I am fairly new to Elasticsearch and am very impressed thus far. However, I am running into a problem as I test it to insure it is something I could run in a production environment. I'm hopeful that someone here might have some insight as to my issue.
I'm running ES 2.4 under Linux (64bit) Mint 18 (4 CPUs) using the Oracle 8 JDK (1.8.0_60). I have also tried, with the same results, using version 1.8.0_101. I'm using the default ES settings except that I am allocating 4Gb and locking that memory as per the documented guidelines.
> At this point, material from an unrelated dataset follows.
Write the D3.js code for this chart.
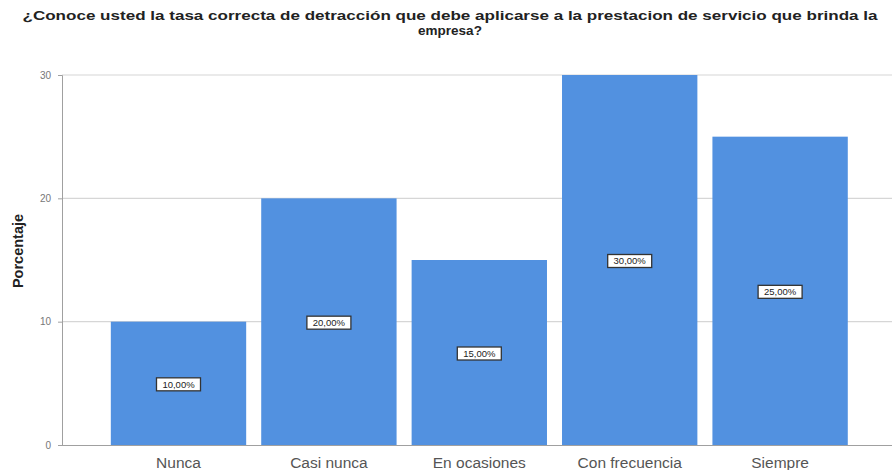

For now, I'm running 1 node with 4 shards.
The issue I'm seeing is that, when I try to index large volumes of documents (ie: 8 threads inserting 100 documents at a time using the bulk api) through the Java client, I start seeing messages about the index being corrupted and the JVM crashes, thus bringing down ES. Here are some of the logging details I see when this occurs:
[2016-09-12 10:44:57,386][ERROR][index.engine ] [n1] [index1] failed to merge
org.apache.lucene.index.CorruptIndexException: checksum failed (hardware problem?) : expected=5633a4a2 actual=6fae7389 (resource=BufferedChecks
[2016-09-12 10:44:57,417][WARN ][index.engine ] [n1] [index1] failed engine [merge failed]
org.apache.lucene.index.MergePolicy$MergeException: org.apache.lucene.index.CorruptIndexException: checksum failed (hardware problem?) : expect
ed=5633a4a2 actual=6fae7389 (resource=BufferedChecksumIndexInput(NIOFSIndexInput(path="/home/elastic/index1/nodes/0/indices/index1/0/index/_45v
As you can see, the logs indicate possible checksum errors on the drive. However, I'm able to run extremely intensive Java (using NIO) apps using this drive that push it far beyond what ES is but I never see this issue in any other application. Also, the drive is only at 30% capacity at this point. Note that when I ran with a smaller load (only 4 publishers) all was fine. I was able to run for days without issue. When I increased that to 8, it took about 20 minutes before this issue occurred. The only correlation I can make in regards to the number producers for my test app is that I do have 4 cpus on my test system.
So I have a couple of questions:
1.) Is there a way to recover (or at-least partially recover) the index when this occurs? Right now I'm just looking
for a way to get as much data back as I can so I don't have to re-insert everything.
2.) Has anyone seen this before and, if so, how I can I avoid this?